Rice is a major source of carbon emissions, because of the way it’s grown. A private equity-backed Indian company has developed sustainable varieties that require less water, cutting carbon emissions, and boosting yields and incomes for farmers

Changing monsoon patterns in India are wreaking havoc on one of the country’s most important agricultural commodities: rice. While Central and Southern India have seen excess rain in recent months with flooding in the Southern states of Kerala, Karnataka and Madhya Pradesh, states in the East and Northeast of the country, such as Uttar Pradesh, Bihar and Odisha, have seen high temperatures and too little rain. As a result, India’s ministry of agriculture expects this season’s rice harvest to fall by around 6.77 million tonnes to 104.99 million.

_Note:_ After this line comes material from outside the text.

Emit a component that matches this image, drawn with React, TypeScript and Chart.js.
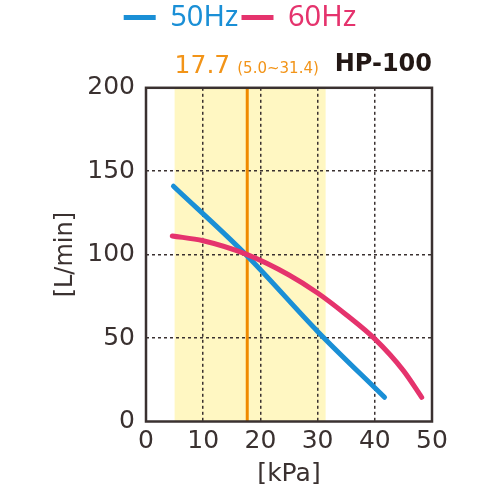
import React, { useEffect, useRef } from "react";
import { Chart, registerables } from "chart.js";

Chart.register(...registerables);

const kPa50 = [4.8, 17.7, 30, 41.7];
const flow50 = [141, 99.2, 54, 14.5];
const kPa60 = [4.6, 10, 17.7, 25, 30, 35, 40, 45, 48.2];
const flow60 = [111.2, 108.3, 100, 87.8, 77, 64, 49.5, 30.5, 14.5];
const seriesLabels = ["50Hz", "60Hz"];
const ratedKPa = 17.7;
const rangeKPa = [5.0, 31.4];
const yRange = [0, 200];
const xRange = [0, 50];
const modelName = "HP-100";

const BLUE = "#1a8fd6";
const PINK = "#e5336d";
const ORANGE = "#f08a00";
const ORANGE_TEXT = "#f29418";
const DARK = "#3a3130";
const BAND = "#fff7c2";
const FONT = "'Noto Sans', sans-serif";
const NUMFONT = "'DejaVu Sans', sans-serif";

export default function App() {
  const ref = useRef<HTMLCanvasElement>(null);
  useEffect(() => {
    const canvas = ref.current!;
    const bandPlugin = {
      id: "band",
      beforeDraw(chart: any) {
        const { ctx, chartArea, scales } = chart;
        const x0 = scales.x.getPixelForValue(rangeKPa[0]);
        const x1 = scales.x.getPixelForValue(rangeKPa[1]);
        ctx.save();
        ctx.fillStyle = BAND;
        ctx.fillRect(x0, chartArea.top, x1 - x0, chartArea.bottom - chartArea.top);
        ctx.restore();
      },
      afterDraw(chart: any) {
        const { ctx, chartArea, scales } = chart;
        ctx.save();
        ctx.strokeStyle = DARK;
        ctx.lineWidth = 2.5;
        ctx.strokeRect(chartArea.left, chartArea.top, chartArea.right - chartArea.left, chartArea.bottom - chartArea.top);
        const x = scales.x.getPixelForValue(rangeKPa[0]);
        const base = 73;
        ctx.fillStyle = ORANGE_TEXT;
        ctx.textBaseline = "alphabetic";
        ctx.textAlign = "left";
        ctx.font = `25px ${NUMFONT}`;
        const main = String(ratedKPa);
        ctx.fillText(main, x, base);
        const w = ctx.measureText(main).width;
        ctx.font = `15px ${NUMFONT}`;
        ctx.fillText(`(${rangeKPa[0].toFixed(1)}~${rangeKPa[1].toFixed(1)})`, x + w + 7, base);
        ctx.restore();
      },
    };
    const chart = new Chart(canvas, {
      type: "line",
      data: {
        datasets: [
          {
            label: seriesLabels[1],
            data: kPa60.map((x, i) => ({ x, y: flow60[i] })),
            borderColor: PINK,
            backgroundColor: PINK,
            borderWidth: 5,
            borderCapStyle: "round",
            pointRadius: 0,
            cubicInterpolationMode: "monotone",
            order: 1,
          },
          {
            label: seriesLabels[0],
            data: kPa50.map((x, i) => ({ x, y: flow50[i] })),
            borderColor: BLUE,
            backgroundColor: BLUE,
            borderWidth: 5,
            borderCapStyle: "round",
            pointRadius: 0,
            cubicInterpolationMode: "monotone",
            order: 2,
          },
          {
            label: "",
            data: yRange.map((y) => ({ x: ratedKPa, y })),
            borderColor: ORANGE,
            backgroundColor: ORANGE,
            borderWidth: 3,
            pointRadius: 0,
            order: 3,
          },
        ],
      },
      options: {
        animation: false,
        responsive: false,
        devicePixelRatio: 1,
        layout: { padding: { top: 0, left: 48, right: 68, bottom: 11 } },
        plugins: {
          tooltip: { enabled: false },
          legend: {
            display: true,
            position: "top",
            weight: 3000,
            labels: {
              padding: 3,
              boxWidth: 32,
              boxHeight: 5,
              useBorderRadius: true,
              borderRadius: 2.5,
              font: { family: FONT, size: 29 },
              generateLabels: () =>
                [0, 1].map((i) => ({
                  text: seriesLabels[i],
                  fillStyle: i === 0 ? BLUE : PINK,
                  strokeStyle: i === 0 ? BLUE : PINK,
                  lineWidth: 0,
                  fontColor: i === 0 ? BLUE : PINK,
                  hidden: false,
                  datasetIndex: i === 0 ? 1 : 0,
                })),
            },
          },
          title: {
            display: true,
            text: modelName,
            align: "end",
            position: "top",
            weight: 2000,
            color: "#231815",
            font: { family: NUMFONT, size: 24, weight: "bold" },
            padding: { top: 8, bottom: 9 },
          },
        },
        scales: {
          x: {
            type: "linear",
            min: xRange[0],
            max: xRange[1],
            afterFit: (s: any) => {
              s.height = 67.5;
            },
            ticks: {
              stepSize: 10,
              padding: 5,
              color: DARK,
              font: { family: NUMFONT, size: 25 },
            },
            grid: {
              drawTicks: false,
              color: (c: any) => (c.tick && (c.tick.value === xRange[0] || c.tick.value === xRange[1]) ? "rgba(0,0,0,0)" : DARK),
              lineWidth: 1.5,
            },
            border: { display: false, dash: [3, 3] },
            title: {
              display: true,
              text: "[kPa]",
              color: DARK,
              font: { family: NUMFONT, size: 25 },
              padding: { top: 0, bottom: 0 },
            },
          },
          y: {
            type: "linear",
            min: yRange[0],
            max: yRange[1],
            afterFit: (s: any) => {
              s.width = 98;
            },
            ticks: {
              stepSize: 50,
              padding: 11,
              color: DARK,
              font: { family: NUMFONT, size: 25 },
            },
            grid: {
              drawTicks: false,
              color: (c: any) => (c.tick && (c.tick.value === yRange[0] || c.tick.value === yRange[1]) ? "rgba(0,0,0,0)" : DARK),
              lineWidth: 1.5,
            },
            border: { display: false, dash: [3, 3] },
            title: {
              display: true,
              text: "[L/min]",
              color: DARK,
              font: { family: NUMFONT, size: 24 },
              padding: { top: 3, bottom: 0 },
            },
          },
        },
      },
      plugins: [bandPlugin],
    } as any);
    return () => chart.destroy();
  }, []);
  return (
    <div style={{ position: "fixed", left: 0, top: 0, width: 500, height: 500, background: "#fff" }}>
      <canvas ref={ref} width={500} height={500} style={{ width: 500, height: 500, display: "block" }} />
    </div>
  );
}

New seeds and improved growing techniques developed by Hyderabad-based Seedworks, however, are making a difference. “Many crops in India have been decimated by heat waves this year,” says Sundar Raja Vadlamani, supply chain president at Seedworks. “Our company engineers characteristics that make plants more resilient to extreme heat and with much greater yields.”

Damaged by drought, floods, salinity and extreme temperatures, rice production is a victim of climate change. But it’s also a major contributor, accounting for about 2.5% of all human-induced greenhouse gas emissions, on a par with the global aviation industry. The staple crop’s hefty impact on the climate comes mainly from the way it is traditionally grown. Its flooded fields, called paddies, create ideal conditions for bacteria that emit methane, a potent greenhouse gas. 

Rice varieties developed by Seedworks require less water, an increasingly scarce resource in India where as many as 600 million people face high to extreme water stress. Combined with new techniques, which it trains farmers to use, the result is a more sustainable crop with a lower climate impact.

The company estimates it has helped save about 14 billion litres of water so far, by combining its less thirsty rice varieties with a number of water conservation initiatives, including the use of water meters and rainwater harvesting, as well as by training farmers on how to optimise their water consumption.

Seedworks is also testing a new planting method for rice, involving a machine it has developed to seed rice directly in the fields, rather than growing them in nurseries first—an innovation it says should save a lot of water.

Empowering farmers with sustainable rice

In addition to rice, the company also develops hybrid sesame, millet, mustard and tomato seeds. The hybrids are developed using selective breeding, not genetic modification, and offer yields that are 30-40% higher than typical varieties.

The company estimates its customers can quadruple their annual incomes. Its efforts also encourage the participation of women.

Private equity and sustainable rice

Seedworks has research and development facilities in Singapore and is expanding in the Philippines.  The company’s development plans are backed by a climate and environmental sustainability-focused private equity firm called GEF Capital Partners, with offices in India, Latin America and the US. EIB Global, the international development arm of the European Investment Bank, this year committed $40 million to GEF’s latest fund, after having invested over $25 million in an earlier fund in 2018.

“GEF was one of the early pioneers of climate impact investing,” says Raj Pai, managing partner for South Asia at GEF. “We’ve been looking at different themes from renewable energy, to water and food security in India, South East Asia and Latin America and since the early 1990s.” 

Today, GEF monitors its impact on the UN Sustainable Development Goals—as well as its financial returns—and only invests in companies whose activities are aligned with the Paris Agreement on Climate Change. This means that all its investments are consistent with a pathway towards low greenhouse gas emissions and climate resilient development.

The private equity group has also signed up to the 2x Challenge initiative for its new fund. The Challenge  seeks to mobilise $15 billion to support businesses that provide women in emerging economies with access to leadership opportunities, quality employment, and products and services that enhance their economic participation and inclusion.


Raj Pai, managing partner for South Asia at GEF

“The impacts of climate change tend to hit vulnerable groups like low-income families and women particularly hard,” says Pai. “Anything you can do to help solve the climate problem tends to have a positive impact on these groups too.”

Impact of the EU bank

For funds like GEF, the European Investment Bank draws in other investors who might otherwise not have gone into the sector.

“The European Investment Bank’s participation in funds like GEF attracts other investors and catalyses private sector investment in areas where it’s desperately needed, like climate action and environmental sustainability,” says Sissi Frank Perez, an investment officer in the private equity team at EIB Global.

“Private equity can also play a unique and important role in emerging markets, not just as a source of capital,” she says, “but as a source of expertise to help companies develop, institutionalise, and adopt best practices in terms of environmental, social and governance matters.”